马克思的法哲学发展论思想内容宏丰,是马克思法哲学理论体系的有机组成部分,深刻阐述了文明社会法律发展的类型转换、内在机理、运动样式、价值取向等一系列法律发展领域中的基本问题,构成了关于社会变迁与法律发展的科学的法学世界观与方法论。通过研究,我注意到,“历史向世界历史的转变”,这是马克思基于对近代以来文明社会发展进程运行轨迹的科学分析所提出的一个内涵深刻、意味深长的重要命题,也是马克思从早年到暮年探讨人类社会发展规律问题所着力解决的一个基础性论题。“历史向世界历史的转变”,不仅意味着历史演进过程的时间与空间关系格局的巨大变动,而且必然推动文明社会法律发展的历史嬗变,标志着前近代社会法律系统与近代以来社会法律系统的历史分野及其转换的时代走向。在马克思看来,从社会法权关系意义上讲,“历史向世界历史转变”乃是一个政治国家与市民社会之间的分离过程,在近代西方社会开启了近代政治革命的时代。这一历史进程根源于一定的社会生活条件,根源于生产力与生产关系之间的矛盾运动,由此造成了独具特质的法律发展类型。与先前的思想家们关于法律发展类型的分析视角不同,马克思把文明社会法律发展类型变迁放置到生产力与交往形式之间的历史运动中来加以把握,揭示了世界历史进程中法律发展的历史类型逻辑,从而确立了理解法律发展类型的历史唯物主义法哲学向度。按照马克思的看法,历史向世界历史的转变进程发端于近代早期或中世纪晚期的欧洲,这一进程反映了伴随着近代殖民扩张欧洲资本主义经济形态及其法律形式在世界范围内的拓展态势。正是在历史向世界历史转变的过程中,人类社会的法律发展领域也在发生巨大的变化,先前不同民族和国家的各自孤立的法律演化进程,逐渐被统一的全球法律发展格局所替代。随着一些欧洲国家冒险的远征和殖民地的开拓以及工商贸易的广泛发展,原先那些带有地域性和民族性交往形式、政治结构乃至法律生活领域,日益融入一体化的世界历史进程及其法律发展体系之中。因之,历史向世界历史的转变,不仅意味着世界范围内第一次全球化运动的历史涌动,冲击着文明社会发展的民族基础,为近代西方国家按照自己的形象创造出一个新世界提供了条件,而且打破了各民族和国家法律生活孤立演进与发展的封闭状态,逐渐把非西方民族和国家的法律发展纳入统一的打上所谓“文明国家”印记的全球法律发展轨道之中,推动着近代西方政制模式与法律类型向非西方社会的广泛推行,从而深刻地改变了全球法律发展的历史版图,开启了一个全球法律发展的新的阶段。在这一交织着各种复杂因素的法律发展现象的矛盾运动中,鲜明地展示着法律发展进程的多样性统一的历史运动样式。马克思法哲学发展论的深刻之处,就在于运用历史唯物主义法哲学的方法论准则,深入考察历史向世界历史转变过程中的法律发展现象多样性统一的运动图式,进而揭示文明社会法律发展的逻辑法则。马克思充分注意到世界历史时代的到来并没有完全抹煞各个民族或国度自身历史的差异性,强调要从不同的社会历史环境条件出发,比较分析一定的社会和法律现象及其各具特性的结果,进而把握与西方社会法律发展道路迥然相异的非西方社会法律发展道路的内在机理,描述世界历史进程中法律发展现象的丰富多样性的运动样态。

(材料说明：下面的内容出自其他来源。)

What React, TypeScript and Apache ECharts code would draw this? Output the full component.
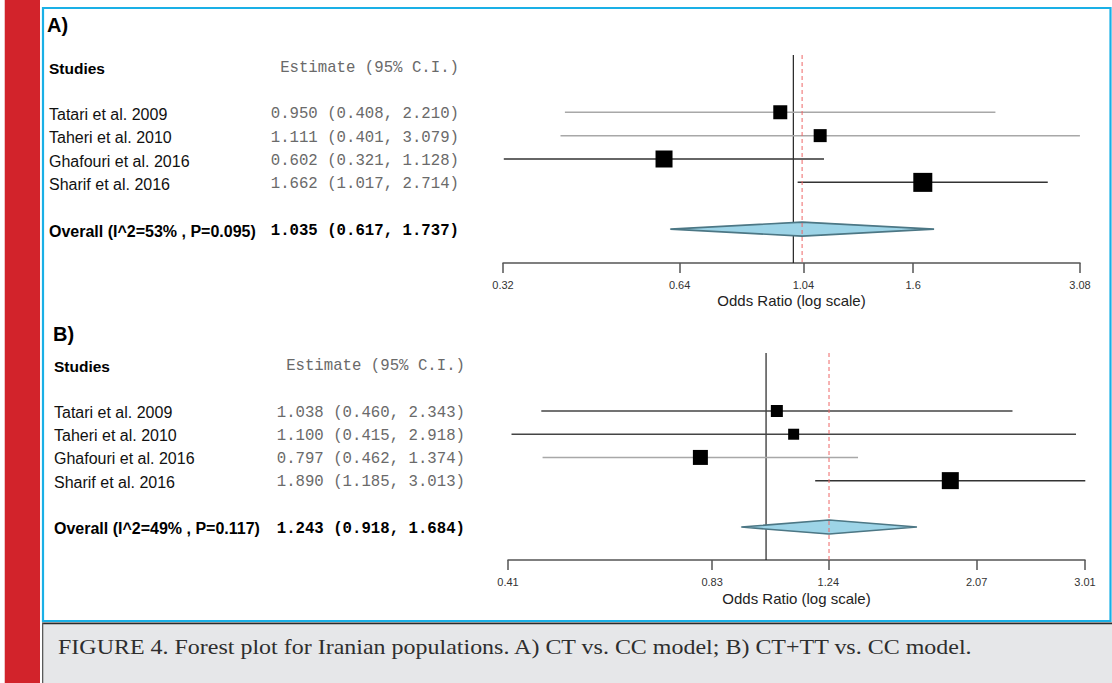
import React, { useEffect, useRef } from "react";
import * as echarts from "echarts";

// ---------- data ----------
const studies = ["Tatari et al. 2009", "Taheri et al. 2010", "Ghafouri et al. 2016", "Sharif et al. 2016"];

const estA = [0.95, 1.111, 0.602, 1.662];
const lowA = [0.408, 0.401, 0.321, 1.017];
const highA = [2.21, 3.079, 1.128, 2.714];
const overallA = [1.035, 0.617, 1.737]; // estimate, lower, upper
const overallLabelA = "Overall (I^2=53% , P=0.095)";
const ticksA = [0.32, 0.64, 1.04, 1.6, 3.08];

const estB = [1.038, 1.1, 0.797, 1.89];
const lowB = [0.46, 0.415, 0.462, 1.185];
const highB = [2.343, 2.918, 1.374, 3.013];
const overallB = [1.243, 0.918, 1.684];
const overallLabelB = "Overall (I^2=49% , P=0.117)";
const ticksB = [0.41, 0.83, 1.24, 2.07, 3.01];

const panelTitles = ["A)", "B)"];
const colStudies = "Studies";
const colEstimate = "Estimate (95% C.I.)";
const axisTitle = "Odds Ratio (log scale)";
const caption = "FIGURE 4. Forest plot for Iranian populations. A) CT vs. CC model; B) CT+TT vs. CC model.";

// ---------- styles ----------
const BOX_PX_A = [14, 13, 17, 19];
const BOX_PX_B = [12, 11, 15, 17];
const CI_COLOR_A = ["#a8a8a8", "#a8a8a8", "#333333", "#333333"];
const CI_COLOR_B = ["#444444", "#444444", "#a8a8a8", "#333333"];
const SANS = '"Liberation Sans", Arial, sans-serif';
const MONO = '"Liberation Mono", "Courier New", monospace';
const SERIF = '"Liberation Serif", "Times New Roman", serif';

const fmt = (v: number) => v.toFixed(3);
const estText = (e: number, l: number, h: number) => `${fmt(e)} (${fmt(l)}, ${fmt(h)})`;

const panels = [
  {
    est: estA, low: lowA, high: highA, overall: overallA, overallLabel: overallLabelA, ticks: ticksA,
    box: BOX_PX_A, ciColor: CI_COLOR_A, title: panelTitles[0],
    grid: { left: 503, top: 55, width: 577, height: 208 }, yMin: -1.45, yMax: 7.45,
    nameX: 49, estRight: 459, headX: 47, headY: 25, studiesY: 68, textDy: 2, nameGap: 30,
  },
  {
    est: estB, low: lowB, high: highB, overall: overallB, overallLabel: overallLabelB, ticks: ticksB,
    box: BOX_PX_B, ciColor: CI_COLOR_B, title: panelTitles[1],
    grid: { left: 508, top: 353, width: 577, height: 207 }, yMin: -1.5, yMax: 7.42,
    nameX: 54, estRight: 465, headX: 53, headY: 334, studiesY: 366, textDy: 1.5, nameGap: 31,
  },
];

const OVERALL_ROW = 6;

function rowY(p: any, r: number) {
  return p.grid.top + ((r - p.yMin) / (p.yMax - p.yMin)) * p.grid.height;
}

function txt(x: number, y: number, text: string, opts: any) {
  const align = opts.align || "left";
  return {
    type: "text",
    x,
    y,
    scaleX: opts.scaleX || 1,
    silent: true,
    style: {
      text,
      fontSize: opts.size,
      fontFamily: opts.family,
      fontWeight: opts.weight || "normal",
      fill: opts.color || "#000",
      align,
      textAlign: align,
      verticalAlign: "middle",
      textVerticalAlign: "middle",
    },
  };
}

export default function App() {
  const ref = useRef<HTMLDivElement>(null);

  useEffect(() => {
    document.body.style.margin = "0";
    document.body.style.overflow = "hidden";
    if (!ref.current) return;
    const chart = echarts.init(ref.current, null, { renderer: "svg" });

    const grids: any[] = [];
    const xAxes: any[] = [];
    const yAxes: any[] = [];
    const series: any[] = [];
    const graphics: any[] = [];

    // frame
    graphics.push(
      { type: "rect", silent: true, shape: { x: 4, y: 0, width: 1, height: 683 }, style: { fill: "#efc4c6" } },
      { type: "rect", silent: true, shape: { x: 5, y: 0, width: 35, height: 683 }, style: { fill: "#d2232b" } },
      { type: "rect", silent: true, shape: { x: 43, y: 8, width: 1067.5, height: 613 }, style: { fill: "none", stroke: "#1ab0e6", lineWidth: 2.2 } },
      { type: "rect", silent: true, shape: { x: 42, y: 623, width: 1070, height: 60 }, style: { fill: "#e6e7e9" } },
      { type: "rect", silent: true, shape: { x: 42, y: 622.5, width: 1070, height: 1.8 }, style: { fill: "#2b2b2b" } },
      { type: "rect", silent: true, shape: { x: 42, y: 623, width: 1.3, height: 60 }, style: { fill: "#5a5a5a" } },
      txt(58, 647, caption, { size: 21, family: SERIF, color: "#2e2e2e", scaleX: 1.142 })
    );

    panels.forEach((p, k) => {
      grids.push({ ...p.grid, outerBoundsMode: "none", containLabel: false });
      const lnTicks = p.ticks.map((t) => Math.log(t));
      xAxes.push({
        gridIndex: k,
        type: "value",
        min: lnTicks[0],
        max: lnTicks[lnTicks.length - 1],
        axisLine: { show: true, onZero: false, lineStyle: { color: "#555", width: 1.5 } },
        axisTick: { show: true, inside: false, length: 10, customValues: lnTicks, lineStyle: { color: "#555", width: 1.5 } },
        axisLabel: {
          show: true,
          customValues: lnTicks,
          margin: 16,
          fontSize: 11,
          fontFamily: SANS,
          color: "#333",
          formatter: (v: number) => {
            let best = 0;
            lnTicks.forEach((t, i) => { if (Math.abs(t - v) < Math.abs(lnTicks[best] - v)) best = i; });
            return String(p.ticks[best]);
          },
        },
        splitLine: { show: false },
        name: axisTitle,
        nameLocation: "middle",
        nameGap: p.nameGap,
        nameTextStyle: { fontSize: 15, fontFamily: SANS, color: "#222" },
      });
      yAxes.push({ gridIndex: k, type: "value", min: p.yMin, max: p.yMax, inverse: true, show: false });

      // reference line: null (OR = 1)
      series.push({
        type: "custom",
        xAxisIndex: k,
        yAxisIndex: k,
        z: 1,
        silent: true,
        data: [[Math.log(1)]],
        encode: { x: 0 },
        renderItem: (params: any, api: any) => {
          const x = api.value(0);
          const a = api.coord([x, p.yMin]);
          const b = api.coord([x, p.yMax]);
          return {
            type: "line",
            shape: { x1: a[0], y1: a[1], x2: b[0], y2: b[1] },
            style: { stroke: "#222", lineWidth: 1.2 },
          };
        },
      });

      // study CIs and boxes
      series.push({
        type: "custom",
        xAxisIndex: k,
        yAxisIndex: k,
        z: 2,
        silent: true,
        data: p.est.map((e, i) => [Math.log(p.low[i]), Math.log(p.high[i]), Math.log(e), i + 1]),
        encode: { x: [0, 1, 2], y: 3 },
        renderItem: (params: any, api: any) => {
          const i = params.dataIndex;
          const y = api.value(3);
          const a = api.coord([api.value(0), y]);
          const b = api.coord([api.value(1), y]);
          const c = api.coord([api.value(2), y]);
          const s = p.box[i];
          return {
            type: "group",
            children: [
              { type: "line", shape: { x1: a[0], y1: a[1], x2: b[0], y2: b[1] }, style: { stroke: p.ciColor[i], lineWidth: 1.5 } },
              { type: "rect", shape: { x: c[0] - s / 2, y: c[1] - s / 2, width: s, height: s }, style: { fill: "#000" } },
            ],
          };
        },
      });

      // overall diamond
      series.push({
        type: "custom",
        xAxisIndex: k,
        yAxisIndex: k,
        z: 3,
        silent: true,
        data: [[Math.log(p.overall[1]), Math.log(p.overall[2]), Math.log(p.overall[0]), OVERALL_ROW]],
        encode: { x: [0, 1, 2], y: 3 },
        renderItem: (params: any, api: any) => {
          const y = api.value(3);
          const l = api.coord([api.value(0), y]);
          const r = api.coord([api.value(1), y]);
          const c = api.coord([api.value(2), y]);
          const h = 7;
          return {
            type: "group",
            children: [
              {
                type: "polygon",
                shape: { points: [[l[0] - 2, l[1]], [c[0], c[1] - h - 0.5], [r[0] + 2, r[1]], [c[0], c[1] + h + 0.5]] },
                style: { fill: "rgba(140,140,140,0.35)" },
              },
              {
                type: "polygon",
                shape: { points: [[l[0], l[1]], [c[0], c[1] - h], [r[0], r[1]], [c[0], c[1] + h]] },
                style: { fill: "#9dd4e7", stroke: "#4c7785", lineWidth: 1.6 },
              },
            ],
          };
        },
      });

      // overall estimate (dashed)
      series.push({
        type: "custom",
        xAxisIndex: k,
        yAxisIndex: k,
        z: 4,
        silent: true,
        data: [[Math.log(p.overall[0])]],
        encode: { x: 0 },
        renderItem: (params: any, api: any) => {
          const x = api.value(0);
          const a = api.coord([x, p.yMin]);
          const b = api.coord([x, p.yMax]);
          return {
            type: "line",
            shape: { x1: a[0], y1: a[1], x2: b[0], y2: b[1] },
            style: { stroke: "#ee6a6a", lineWidth: 1.2, lineDash: [4, 3], opacity: 0.85 },
          };
        },
      });

      // text columns
      graphics.push(txt(p.headX, p.headY, p.title, { size: 20, family: SANS, weight: "bold" }));
      graphics.push(txt(p.nameX, p.studiesY, colStudies, { size: 15.5, family: SANS, weight: "bold" }));
      graphics.push(txt(p.estRight, p.studiesY, colEstimate, { size: 15.7, family: MONO, color: "#6a6a6a", align: "right" }));
      studies.forEach((s, i) => {
        const y = rowY(p, i + 1) + p.textDy;
        graphics.push(txt(p.nameX, y, s, { size: 16, family: SANS, color: "#111" }));
        graphics.push(txt(p.estRight, y, estText(p.est[i], p.low[i], p.high[i]), { size: 15.7, family: MONO, color: "#6a6a6a", align: "right" }));
      });
      const yo = rowY(p, OVERALL_ROW) + p.textDy;
      graphics.push(txt(p.nameX, yo, p.overallLabel, { size: 16, family: SANS, weight: "bold" }));
      graphics.push(txt(p.estRight, yo, estText(p.overall[0], p.overall[1], p.overall[2]), { size: 15.7, family: MONO, weight: "bold", align: "right" }));
    });

    chart.setOption({
      animation: false,
      backgroundColor: "#ffffff",
      grid: grids,
      xAxis: xAxes,
      yAxis: yAxes,
      series,
      graphic: { elements: graphics },
    });

    return () => chart.dispose();
  }, []);

  return <div ref={ref} style={{ width: 1112, height: 683 }} />;
}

马克思之所以能在文明社会法哲学史上实现一场伟大的革命,这同他对法哲学方法论的把握是息息相关的。我认为,马克思法哲学理论的每一步进展,都标志着法哲学方法论上新的突破。马克思的法哲学方法论可以用这样一个图式来表示:“具体——抽象——具体。”在这个图式中,第一个“具体”是指感性的具体,是对客观具体的直接映象,是对法的现象的认识的起点,“抽象”是指通过思维的抽象力,抽取了某一类对象的共同点,从而把握了法的现象的某个方面、某个片断、某个关系的简单规定;第二个“具体”则是指思维的具体,是具体在思维中的“再生产”,是法哲学思维的结果。因之,马克思的法哲学方法论由两个方面组成:其一是研究方法,即“从具体到抽象”;其二是叙述方法,这是建立法哲学体系的方法,即“从抽象上升到具体”。法哲学研究方法是法哲学叙述方法的前提;法哲学叙述方法则是法哲学研究方法在思维行程中的再现或“复归”,它们共同构成了马克思法哲学方法论的完整系统,构成了法学思维的辩证法。

(二)关于法哲学理论研究

从20世纪80年代初走上法学研究道路之际,我就注重探讨法哲学的基本理念,试图在前人研究的基础上对法哲学的分析框架作出新的认识。在这里,我所关注的中心乃是法哲学本体论问题,构成对这一问题思考的基础乃是关于法与法律的关系之认识。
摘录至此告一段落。